The Pentagon is working around the CIA's caution by relying on its own spy shop--the Defense Intelligence Agency--and it may use U.S. Special Forces to handle covert operations that would ordinarily be carried out by CIA operatives. Under the law, if the CIA intends to run a covert operation, it must get a presidential "finding" that requires notifying Congress. But if the military is using Special Forces to "prepare the battlefield" by, say, recruiting native Kurds to run sabotage operations, it does not need congressional permission. Senator Graham told NEWSWEEK that he will be on the lookout if the military tries this end run. "The fundamental reason the intelligence committees were created in the first place was because of covert actions that had run amok," he said.
Graham and his Democratic colleagues are irritated because they say that the CIA is balky and unresponsive.
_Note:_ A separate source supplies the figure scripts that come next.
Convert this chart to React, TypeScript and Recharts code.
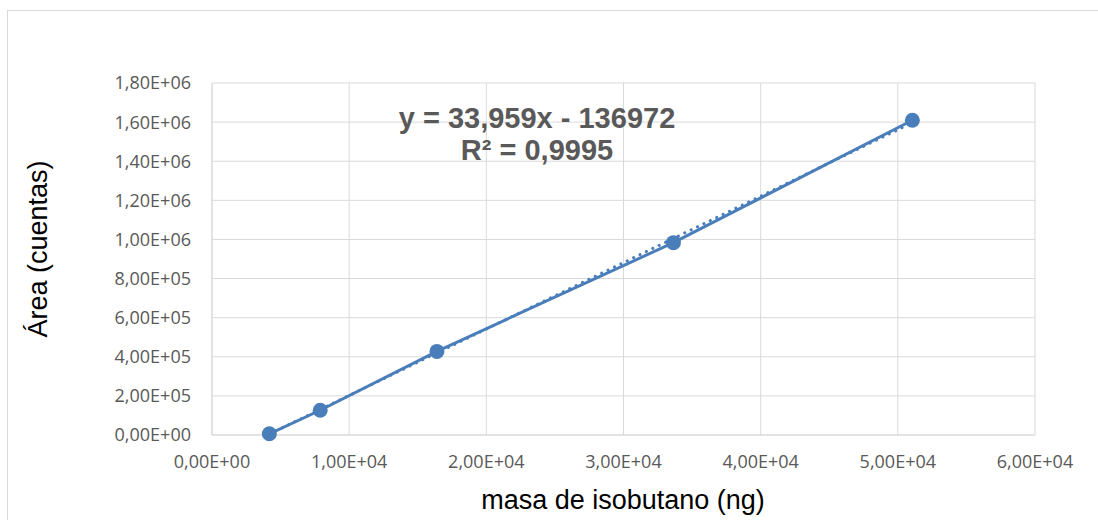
import { ComposedChart, Line, XAxis, YAxis, CartesianGrid, Label } from 'recharts';

// mass of isobutane (ng) vs. peak area (counts)
const masa = [4180, 7890, 16400, 33640, 51060];
const area = [6100, 126500, 427500, 983700, 1609700];

// linear trendline ends (dotted)
const trendMasa = [4180, 51060];
const trendArea = [4800, 1596900];

const xTicks = [0, 10000, 20000, 30000, 40000, 50000, 60000];
const yTicks = [0, 200000, 400000, 600000, 800000, 1000000, 1200000, 1400000, 1600000, 1800000];

const equation = 'y = 33,959x - 136972';
const rSquared = 'R² = 0,9995';

const points = masa.map((x, i) => ({ x, y: area[i] }));
const trend = trendMasa.map((x, i) => ({ x, y: trendArea[i] }));

const BLUE = '#4a7ebb';
const GRID = '#d9d9d9';
const TEXT = '#595959';

// Excel-style scientific format: 1,80E+06
const sci = (v: number) => {
  const [m, e] = v.toExponential(2).split('e');
  const n = Number(e);
  return `${m.replace('.', ',')}E${n < 0 ? '-' : '+'}${String(Math.abs(n)).padStart(2, '0')}`;
};

const tickStyle = { fill: TEXT, fontSize: 18, fontFamily: '"Open Sans", sans-serif' };

export default function App() {
  return (
    <div style={{ position: 'relative', width: 1098, height: 520, background: '#fff', fontFamily: '"Liberation Sans", Arial, sans-serif' }}>
      <style>{'body{margin:0}'}</style>
      {/* chart border */}
      <div
        style={{
          position: 'absolute',
          left: 7,
          top: 10,
          width: 1100,
          height: 530,
          border: `1px solid ${GRID}`,
          boxSizing: 'border-box',
        }}
      />
      <ComposedChart width={1098} height={520} margin={{ top: 83, right: 63, bottom: 0, left: 0 }}>
        <CartesianGrid stroke={GRID} strokeWidth={1} />
        <XAxis
          type="number"
          dataKey="x"
          domain={[0, 60000]}
          ticks={xTicks}
          tickFormatter={sci}
          tick={tickStyle}
          tickLine={false}
          tickMargin={14}
          axisLine={{ stroke: GRID }}
          height={85}
          interval={0}
        >
          <Label
            content={() => (
              <text x={623} y={500} textAnchor="middle" dominantBaseline="central" fill="#000" fontSize={27} fontFamily='"Liberation Sans", Arial, sans-serif'>
                masa de isobutano (ng)
              </text>
            )}
          />
        </XAxis>
        <YAxis
          type="number"
          dataKey="y"
          domain={[0, 1800000]}
          ticks={yTicks}
          tickFormatter={sci}
          tick={tickStyle}
          tickLine={false}
          tickMargin={15}
          axisLine={{ stroke: GRID }}
          width={212}
          interval={0}
        >
          <Label
            content={() => (
              <text
                x={38}
                y={249}
                transform="rotate(-90 38 249)"
                textAnchor="middle"
                dominantBaseline="central"
                fill="#000"
                fontSize={27}
                fontFamily='"Liberation Sans", Arial, sans-serif'
              >
                Área (cuentas)
              </text>
            )}
          />
        </YAxis>
        <Line
          data={points}
          dataKey="y"
          type="linear"
          stroke={BLUE}
          strokeWidth={3}
          dot={{ r: 7.5, fill: BLUE, stroke: BLUE, strokeWidth: 0 }}
          activeDot={false}
          isAnimationActive={false}
        />
        <Line
          data={trend}
          dataKey="y"
          type="linear"
          stroke={BLUE}
          strokeWidth={3}
          strokeDasharray="0.1 7"
          strokeLinecap="round"
          dot={false}
          activeDot={false}
          isAnimationActive={false}
        />
      </ComposedChart>
      <div
        style={{
          position: 'absolute',
          left: 337,
          top: 102,
          width: 400,
          textAlign: 'center',
          color: TEXT,
          fontWeight: 'bold',
          fontSize: 29,
          lineHeight: '32px',
        }}
      >
        <div>{equation}</div>
        <div>{rSquared}</div>
      </div>
    </div>
  );
}
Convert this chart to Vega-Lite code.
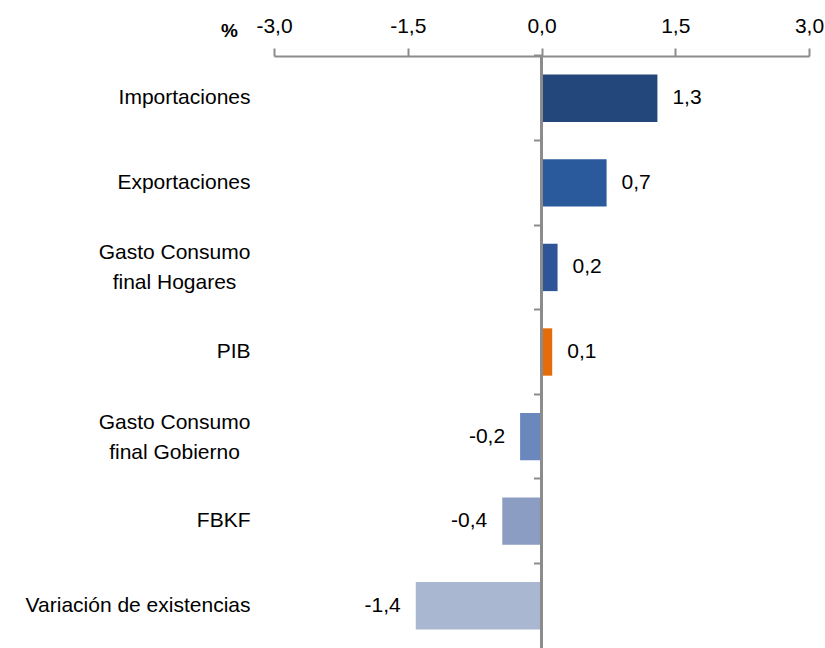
{
  "$schema": "https://vega.github.io/schema/vega-lite/v6.json",
  "width": 535,
  "height": 592,
  "autosize": "none",
  "padding": {"left": 274, "top": 56, "right": 16, "bottom": 0},
  "config": {
    "view": {"stroke": null},
    "font": "Liberation Sans",
    "locale": {"number": {"decimal": ",", "thousands": ".", "grouping": [3], "currency": ["", " €"], "minus": "-"}}
  },
  "data": {
    "values": [
      {"componente": "Importaciones", "valor": 1.3},
      {"componente": "Exportaciones", "valor": 0.73},
      {"componente": "Gasto Consumo final Hogares", "valor": 0.18},
      {"componente": "PIB", "valor": 0.12},
      {"componente": "Gasto Consumo final Gobierno", "valor": -0.24},
      {"componente": "FBKF", "valor": -0.44},
      {"componente": "Variación de existencias", "valor": -1.41}
    ]
  },
  "layer": [
    {
      "mark": {"type": "bar"},
      "encoding": {
        "y": {
          "field": "componente", "type": "nominal", "sort": null,
          "scale": {"paddingInner": 0.44, "paddingOuter": 0.22},
          "axis": {
            "orient": "left",
            "title": null, "domain": false, "ticks": false,
            "labelPadding": {"condition": {"test": "indexof(datum.value, 'Consumo') >= 0", "value": 100}, "value": 24},
            "labelAlign": {"condition": {"test": "indexof(datum.value, 'Consumo') >= 0", "value": "center"}, "value": "right"},
            "labelFontSize": 21, "labelColor": "#000000",
            "labelFont": "Liberation Sans", "labelLineHeight": 30, "labelLimit": 0,
            "labelOffset": {"condition": {"test": "indexof(datum.value, 'Consumo') >= 0", "value": -14}, "value": 0},
            "labelExpr": "split(replace(datum.value, 'Consumo ', 'Consumo|'), '|')"
          }
        },
        "x": {
          "field": "valor", "type": "quantitative",
          "scale": {"domain": [-3, 3], "nice": false, "zero": false},
          "axis": {
            "orient": "top", "values": [-3, -1.5, 0, 1.5, 3], "format": ".1f",
            "grid": false, "domainColor": "#8c8c8c", "domainWidth": 2,
            "tickColor": "#8c8c8c", "tickWidth": 2, "tickSize": 8,
            "labelFontSize": 21, "labelColor": "#000000", "labelPadding": 12,
            "labelFont": "Liberation Sans", "labelFlush": false, "labelOverlap": false,
            "title": "%", "titleFontSize": 19, "titleFontWeight": "bold",
            "titleFont": "Liberation Sans",
            "titleAngle": 0, "titleX": -45, "titleY": -26,
            "titleAlign": "center", "titleBaseline": "middle"
          }
        },
        "color": {
          "field": "componente", "type": "nominal", "legend": null,
          "scale": {
            "domain": ["Importaciones", "Exportaciones", "Gasto Consumo final Hogares", "PIB", "Gasto Consumo final Gobierno", "FBKF", "Variación de existencias"],
            "range": ["#23477b", "#2a5a9c", "#2d5597", "#e46c0a", "#6a88bd", "#8b9dc2", "#a9b7d1"]
          }
        }
      }
    },
    {
      "mark": {"type": "rule", "color": "#8c8c8c", "strokeWidth": 2},
      "encoding": {
        "x": {"datum": 0, "type": "quantitative"}
      }
    },
    {
      "mark": {"type": "tick", "color": "#8c8c8c", "thickness": 2, "size": 0, "opacity": 0},
      "encoding": {
        "y": {
          "field": "componente", "type": "nominal", "sort": null,
          "axis": {
            "orient": "left",
            "title": null, "labels": false, "domain": false, "offset": -267.5,
            "ticks": true, "tickColor": "#8c8c8c", "tickWidth": 2, "tickSize": 8,
            "bandPosition": -0.3929
          }
        },
        "x": {"datum": 0, "type": "quantitative"}
      }
    },
    {
      "transform": [{"filter": "datum.valor >= 0"}],
      "mark": {"type": "text", "align": "left", "dx": 15, "fontSize": 21, "font": "Liberation Sans", "color": "#000000"},
      "encoding": {
        "y": {"field": "componente", "type": "nominal", "sort": null, "axis": null},
        "x": {"field": "valor", "type": "quantitative"},
        "text": {"field": "valor", "type": "quantitative", "format": ".1f"}
      }
    },
    {
      "transform": [{"filter": "datum.valor < 0"}],
      "mark": {"type": "text", "align": "right", "dx": -15, "fontSize": 21, "font": "Liberation Sans", "color": "#000000"},
      "encoding": {
        "y": {"field": "componente", "type": "nominal", "sort": null, "axis": null},
        "x": {"field": "valor", "type": "quantitative"},
        "text": {"field": "valor", "type": "quantitative", "format": ".1f"}
      }
    }
  ],
  "resolve": {"axis": {"y": "independent"}}
}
Hill oversight committees had to bang on the table to get the agency to produce even the most basic analysis of Iraqi strength or to assess the impact of a war in the region. (Not true, say agency officials, who maintain they are working overtime to meet congressional demands.)
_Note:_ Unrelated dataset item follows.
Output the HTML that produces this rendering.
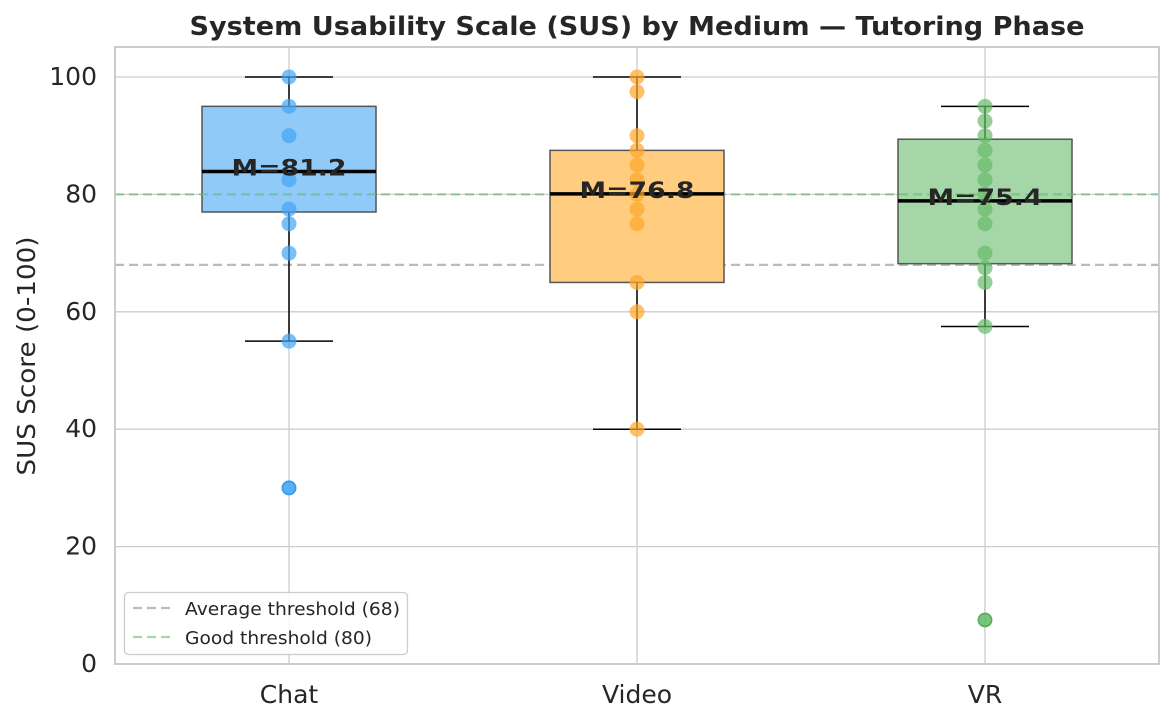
<!DOCTYPE html>
<html><head><meta charset="utf-8"><style>
html,body{margin:0;padding:0;background:#fff;}
svg{display:block;font-family:"DejaVu Sans","Liberation Sans",sans-serif;}
</style></head><body>
<svg id="s" width="1173" height="723" xmlns="http://www.w3.org/2000/svg"></svg>
<script>
const s=document.getElementById('s');
const Y=v=>664-5.87*v;
let h='';
h+='<rect x="115" y="47" width="1044" height="617" fill="#fff"/>';
for(let v=0;v<=100;v+=20){const y=Y(v);h+=`<line x1="115" x2="1159" y1="${y}" y2="${y}" stroke="#cccccc" stroke-width="1.3"/>`;
h+=`<text x="97" y="${y+8}" font-size="25" fill="#262626" text-anchor="end">${v}</text>`;}
const xs=[289,637,985];
xs.forEach(x=>h+=`<line x1="${x}" x2="${x}" y1="47" y2="664" stroke="#cccccc" stroke-width="1.3"/>`);
h+=`<line x1="115" x2="1159" y1="${Y(68)}" y2="${Y(68)}" stroke="#bbbbbb" stroke-width="2.2" stroke-dasharray="9,5"/>`;
const data=[
 {x:289,c:'#42a5f5',e:'#1e78c8',f:'#90caf9',q1:77,q3:95,med:83.9,lo:55,hi:100,m:'M=81.2',pts:[100,95,90,82.5,77.5,75,70,55],out:[30]},
 {x:637,c:'#ffa726',e:'#e08000',f:'#ffcc80',q1:65,q3:87.5,med:80.1,lo:40,hi:100,m:'M=76.8',pts:[100,97.5,90,87.5,85,82.5,80,77.5,75,65,60,40],out:[]},
 {x:985,c:'#66bb6a',e:'#3a8a3e',f:'#a5d6a7',q1:68.2,q3:89.4,med:78.9,lo:57.5,hi:95,m:'M=75.4',pts:[95,92.5,90,87.5,85,82.5,80,77.5,75,70,67.5,65,57.5],out:[7.5]}];
data.forEach(d=>{
 const x=d.x;
 h+=`<line x1="${x}" x2="${x}" y1="${Y(d.hi)}" y2="${Y(d.q3)}" stroke="#000" stroke-width="1.5"/>`;
 h+=`<line x1="${x}" x2="${x}" y1="${Y(d.q1)}" y2="${Y(d.lo)}" stroke="#000" stroke-width="1.5"/>`;
 h+=`<line x1="${x-44}" x2="${x+44}" y1="${Y(d.hi)}" y2="${Y(d.hi)}" stroke="#000" stroke-width="1.5"/>`;
 h+=`<line x1="${x-44}" x2="${x+44}" y1="${Y(d.lo)}" y2="${Y(d.lo)}" stroke="#000" stroke-width="1.5"/>`;
 h+=`<rect x="${x-87}" y="${Y(d.q3)}" width="174" height="${Y(d.q1)-Y(d.q3)}" fill="${d.f}" stroke="#555" stroke-width="1.5"/>`;
 d.out.forEach(p=>h+=`<circle cx="${x}" cy="${Y(p)}" r="6.5" fill="${d.c}" fill-opacity="0.6" stroke="${d.e}" stroke-width="1.5"/>`);
});
h+=`<line x1="115" x2="1159" y1="${Y(80)}" y2="${Y(80)}" stroke="#66bb6a" stroke-opacity="0.6" stroke-width="2.2" stroke-dasharray="9,5"/>`;
data.forEach(d=>{
 h+=`<line x1="${d.x-87}" x2="${d.x+87}" y1="${Y(d.med)}" y2="${Y(d.med)}" stroke="#000" stroke-width="3.5"/>`;
 d.pts.concat(d.out).forEach(p=>h+=`<circle cx="${d.x}" cy="${Y(p)}" r="7.5" fill="${d.c}" fill-opacity="0.7"/>`);
 h+=`<text x="${d.x}" y="${Y(d.med)+4}" font-size="22" font-weight="bold" fill="#262626" text-anchor="middle" textLength="115" lengthAdjust="spacingAndGlyphs">${d.m}</text>`;
});
h+='<rect x="115" y="47" width="1044" height="617" fill="none" stroke="#cccccc" stroke-width="2"/>';
['Chat','Video','VR'].forEach((t,i)=>h+=`<text x="${xs[i]}" y="703" font-size="25" fill="#262626" text-anchor="middle">${t}</text>`);
h+='<text x="637" y="35" font-size="26" font-weight="bold" fill="#262626" text-anchor="middle" textLength="895" lengthAdjust="spacingAndGlyphs">System Usability Scale (SUS) by Medium — Tutoring Phase</text>';
h+='<text transform="translate(35,356) rotate(-90)" font-size="25" fill="#262626" text-anchor="middle" textLength="239" lengthAdjust="spacingAndGlyphs">SUS Score (0-100)</text>';
h+='<rect x="124.5" y="592.5" width="283" height="62" rx="4" fill="#fff" fill-opacity="0.85" stroke="#cccccc" stroke-width="1.3"/>';
h+='<line x1="133" x2="170" y1="608" y2="608" stroke="#bbbbbb" stroke-width="2.2" stroke-dasharray="9,5"/>';
h+='<line x1="133" x2="170" y1="637" y2="637" stroke="#a5d6a7" stroke-width="2.2" stroke-dasharray="9,5"/>';
h+='<text x="185" y="615" font-size="18" fill="#262626" textLength="215" lengthAdjust="spacingAndGlyphs">Average threshold (68)</text>';
h+='<text x="185" y="644" font-size="18" fill="#262626" textLength="187" lengthAdjust="spacingAndGlyphs">Good threshold (80)</text>';
s.innerHTML=h;
</script>
</body></html>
The spy world is sometimes called "the wilderness of mirrors," for good reason. It is very hard to know who or what to believe. For instance, it has become conventional wisdom among critics of the Bush administration that going to war with Iraq will undermine the war on Al Qaeda. According to this theory, Arab governments, angry with the United States, will withhold the help necessary to track down Osama bin Laden and his men. Not so, says a senior intelligence official. Whatever the public rhetoric of Arab leaders, the internal-security services that prop up Middle Eastern regimes will continue to play ball with their friends in the CIA (who, in not a few cases, are also their paymasters). Indeed, knocking off Saddam may even improve cooperation, says this high-level spy boss. On the other hand, the critics who accuse the administration of hyping the Iraqi threat seem to have a credible ally in Britain. It is revealing that the British government shares the doubts of the CIA and FBI that 9-11 hijacker Mohamed Atta ever met with an Iraqi intelligence operative in Prague in 2001. Interestingly, the administration, vexed at the squabbling within the U.S. intelligence community, has taken to using Britain as a kind of referee, though the Bushies are not always satisfied with the calls made by the Brits.
It may take a war to determine who is right about Saddam, his ties to Al Qaeda, and the shape and size of his WMD stockpile. Within the Bush administration and the $35 billion-a-year intelligence community, there is across-the-board agreement on only one prediction: that terrorists will strike the United States again, and that the CIA and FBI will not be able to stop it.